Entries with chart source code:
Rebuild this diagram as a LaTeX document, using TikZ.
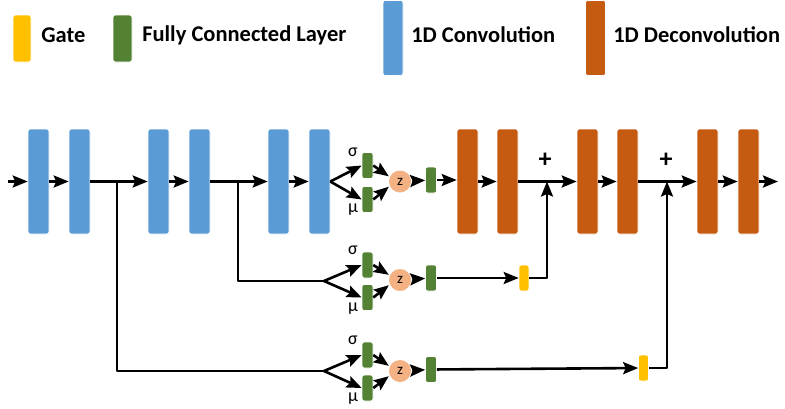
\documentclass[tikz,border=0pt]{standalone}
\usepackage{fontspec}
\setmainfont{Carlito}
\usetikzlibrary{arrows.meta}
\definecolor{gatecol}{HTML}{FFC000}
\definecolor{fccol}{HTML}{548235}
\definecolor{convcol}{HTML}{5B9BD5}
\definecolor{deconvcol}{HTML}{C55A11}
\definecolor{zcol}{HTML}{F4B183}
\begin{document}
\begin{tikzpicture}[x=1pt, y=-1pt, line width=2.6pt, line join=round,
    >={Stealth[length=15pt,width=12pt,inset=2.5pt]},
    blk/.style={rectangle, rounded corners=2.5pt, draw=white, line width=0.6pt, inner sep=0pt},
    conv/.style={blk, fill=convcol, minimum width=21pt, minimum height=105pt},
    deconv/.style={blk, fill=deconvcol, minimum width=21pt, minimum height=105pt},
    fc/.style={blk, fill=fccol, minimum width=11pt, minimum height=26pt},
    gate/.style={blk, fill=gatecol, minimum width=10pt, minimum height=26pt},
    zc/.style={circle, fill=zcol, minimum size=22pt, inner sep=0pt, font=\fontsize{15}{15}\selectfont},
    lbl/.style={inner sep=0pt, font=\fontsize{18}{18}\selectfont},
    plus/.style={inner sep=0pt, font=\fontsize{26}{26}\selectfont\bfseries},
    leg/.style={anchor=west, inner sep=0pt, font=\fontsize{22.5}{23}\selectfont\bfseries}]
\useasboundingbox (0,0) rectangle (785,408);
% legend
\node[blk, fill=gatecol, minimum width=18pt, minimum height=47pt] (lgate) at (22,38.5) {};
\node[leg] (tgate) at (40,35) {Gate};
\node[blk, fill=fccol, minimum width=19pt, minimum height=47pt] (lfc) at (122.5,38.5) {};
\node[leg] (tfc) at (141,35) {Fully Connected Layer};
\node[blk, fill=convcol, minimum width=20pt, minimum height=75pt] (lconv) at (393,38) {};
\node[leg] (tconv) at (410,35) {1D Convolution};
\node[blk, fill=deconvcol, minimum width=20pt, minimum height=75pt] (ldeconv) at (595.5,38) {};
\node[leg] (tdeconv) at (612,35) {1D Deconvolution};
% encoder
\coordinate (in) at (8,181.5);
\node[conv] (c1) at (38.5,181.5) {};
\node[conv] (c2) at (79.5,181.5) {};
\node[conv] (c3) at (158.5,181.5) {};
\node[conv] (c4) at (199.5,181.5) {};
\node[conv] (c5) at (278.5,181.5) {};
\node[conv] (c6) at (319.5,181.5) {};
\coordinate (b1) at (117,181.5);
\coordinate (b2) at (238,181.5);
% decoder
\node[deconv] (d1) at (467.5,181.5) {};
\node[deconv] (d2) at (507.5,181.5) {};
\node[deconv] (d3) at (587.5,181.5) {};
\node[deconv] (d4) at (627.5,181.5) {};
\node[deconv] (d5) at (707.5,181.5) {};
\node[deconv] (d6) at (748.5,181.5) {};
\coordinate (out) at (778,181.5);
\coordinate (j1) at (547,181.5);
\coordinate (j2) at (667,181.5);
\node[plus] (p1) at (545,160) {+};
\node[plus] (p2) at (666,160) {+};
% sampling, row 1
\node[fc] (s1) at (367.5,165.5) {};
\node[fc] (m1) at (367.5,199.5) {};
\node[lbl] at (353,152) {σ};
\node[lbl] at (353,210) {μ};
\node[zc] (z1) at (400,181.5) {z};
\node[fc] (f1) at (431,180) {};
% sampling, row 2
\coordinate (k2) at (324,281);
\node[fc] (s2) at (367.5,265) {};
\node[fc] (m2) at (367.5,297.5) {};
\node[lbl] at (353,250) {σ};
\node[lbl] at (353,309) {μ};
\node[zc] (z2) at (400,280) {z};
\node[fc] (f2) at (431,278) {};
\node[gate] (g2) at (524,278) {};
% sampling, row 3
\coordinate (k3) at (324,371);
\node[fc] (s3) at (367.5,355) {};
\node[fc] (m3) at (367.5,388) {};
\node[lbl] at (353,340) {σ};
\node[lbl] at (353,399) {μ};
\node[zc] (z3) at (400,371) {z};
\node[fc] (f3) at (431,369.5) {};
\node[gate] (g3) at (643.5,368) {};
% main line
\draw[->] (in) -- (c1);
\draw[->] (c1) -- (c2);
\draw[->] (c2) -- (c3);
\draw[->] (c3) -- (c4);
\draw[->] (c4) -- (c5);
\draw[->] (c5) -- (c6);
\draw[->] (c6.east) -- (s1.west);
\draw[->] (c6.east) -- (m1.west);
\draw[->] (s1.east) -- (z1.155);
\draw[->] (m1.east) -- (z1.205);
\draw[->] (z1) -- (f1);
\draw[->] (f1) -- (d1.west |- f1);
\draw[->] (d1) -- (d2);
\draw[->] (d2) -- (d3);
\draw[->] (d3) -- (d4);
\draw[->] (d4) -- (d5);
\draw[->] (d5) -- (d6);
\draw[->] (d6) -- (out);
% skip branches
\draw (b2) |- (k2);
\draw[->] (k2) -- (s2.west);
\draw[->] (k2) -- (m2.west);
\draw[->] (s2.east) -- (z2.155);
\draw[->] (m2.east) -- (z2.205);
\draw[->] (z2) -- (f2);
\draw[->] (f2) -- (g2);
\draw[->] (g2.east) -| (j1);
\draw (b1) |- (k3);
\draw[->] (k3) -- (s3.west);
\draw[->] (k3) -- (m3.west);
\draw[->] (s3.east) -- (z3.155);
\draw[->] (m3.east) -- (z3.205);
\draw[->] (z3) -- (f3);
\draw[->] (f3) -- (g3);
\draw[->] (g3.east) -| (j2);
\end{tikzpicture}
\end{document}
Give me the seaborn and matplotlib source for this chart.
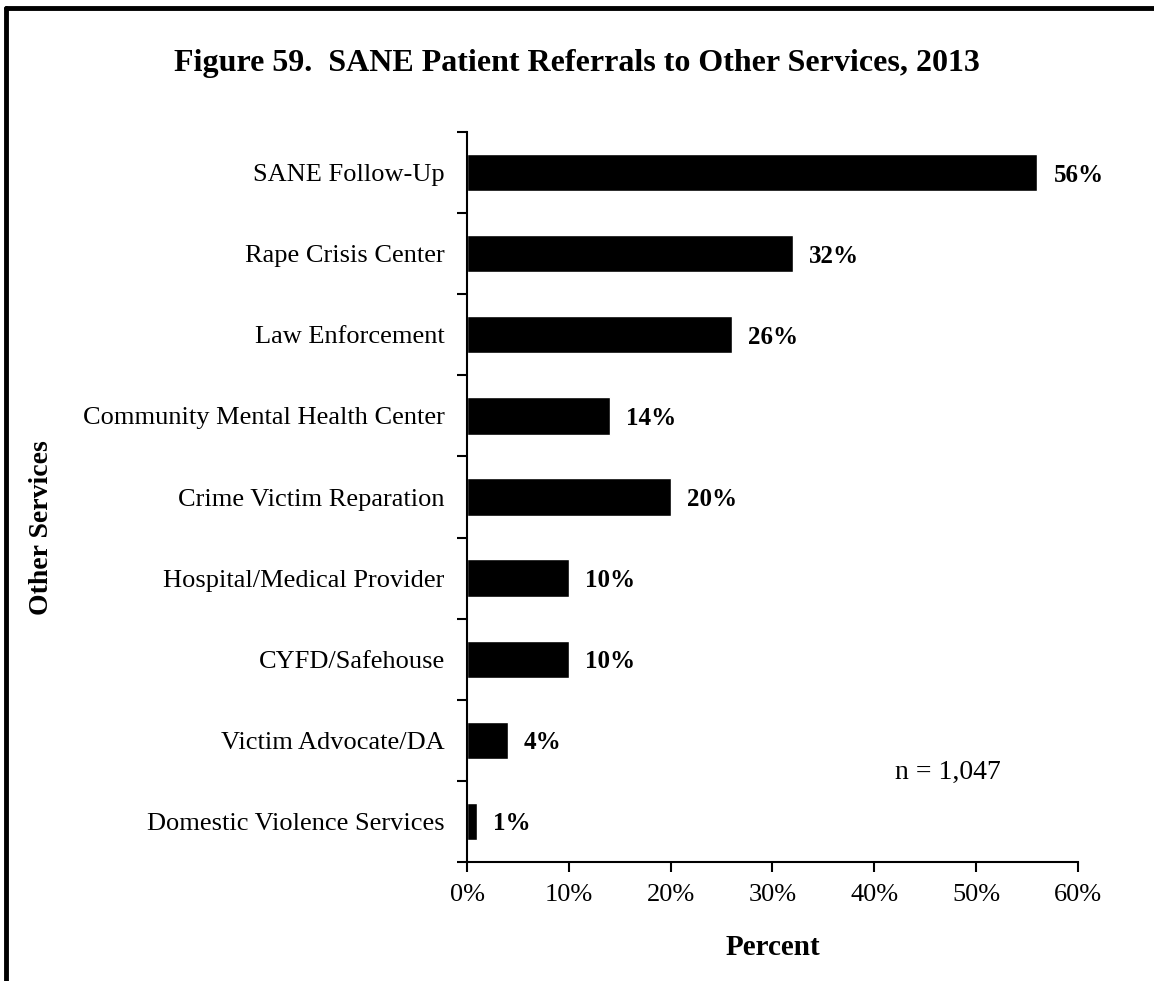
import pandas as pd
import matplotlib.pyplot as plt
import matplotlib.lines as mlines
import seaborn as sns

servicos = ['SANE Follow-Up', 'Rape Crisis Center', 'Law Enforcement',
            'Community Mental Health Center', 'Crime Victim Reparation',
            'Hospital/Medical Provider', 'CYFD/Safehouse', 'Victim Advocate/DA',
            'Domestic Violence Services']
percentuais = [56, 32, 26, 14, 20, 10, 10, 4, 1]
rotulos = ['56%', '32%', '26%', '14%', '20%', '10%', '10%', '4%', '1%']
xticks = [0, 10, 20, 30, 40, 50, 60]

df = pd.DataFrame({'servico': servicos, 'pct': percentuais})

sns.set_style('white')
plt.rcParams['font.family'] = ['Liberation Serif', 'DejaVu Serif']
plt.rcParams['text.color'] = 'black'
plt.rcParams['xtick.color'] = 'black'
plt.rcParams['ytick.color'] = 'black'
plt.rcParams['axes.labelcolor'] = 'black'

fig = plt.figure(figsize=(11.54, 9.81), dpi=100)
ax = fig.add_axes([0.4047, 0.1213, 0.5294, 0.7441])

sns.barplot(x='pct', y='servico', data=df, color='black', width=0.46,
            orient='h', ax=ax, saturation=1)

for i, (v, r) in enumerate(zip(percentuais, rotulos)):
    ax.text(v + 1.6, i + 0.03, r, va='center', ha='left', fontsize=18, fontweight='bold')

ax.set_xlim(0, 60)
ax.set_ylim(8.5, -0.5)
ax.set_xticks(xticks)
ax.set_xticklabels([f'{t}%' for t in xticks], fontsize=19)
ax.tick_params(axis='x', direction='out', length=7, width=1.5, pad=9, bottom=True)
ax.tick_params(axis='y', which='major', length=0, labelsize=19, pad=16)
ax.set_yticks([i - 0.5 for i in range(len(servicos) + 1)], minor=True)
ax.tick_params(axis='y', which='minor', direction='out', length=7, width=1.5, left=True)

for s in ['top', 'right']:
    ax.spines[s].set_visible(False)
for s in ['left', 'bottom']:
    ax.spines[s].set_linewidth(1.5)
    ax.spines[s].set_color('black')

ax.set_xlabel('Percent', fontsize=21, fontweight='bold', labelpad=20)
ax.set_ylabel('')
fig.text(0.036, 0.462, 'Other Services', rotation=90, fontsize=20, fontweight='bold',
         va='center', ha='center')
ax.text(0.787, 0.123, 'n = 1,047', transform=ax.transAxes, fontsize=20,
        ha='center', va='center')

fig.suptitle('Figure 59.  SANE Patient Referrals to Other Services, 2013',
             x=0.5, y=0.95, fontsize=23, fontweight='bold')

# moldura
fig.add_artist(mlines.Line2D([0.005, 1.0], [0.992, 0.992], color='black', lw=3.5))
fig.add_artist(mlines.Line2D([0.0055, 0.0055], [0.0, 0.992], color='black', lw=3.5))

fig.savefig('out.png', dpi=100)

### YOUR GOAL
Every line that holds the string "matplotlib" should be returned.

### EXERCISE RESPONSE
Give me the seaborn and matplotlib source for this chart.
import matplotlib.pyplot as plt
import matplotlib.lines as mlines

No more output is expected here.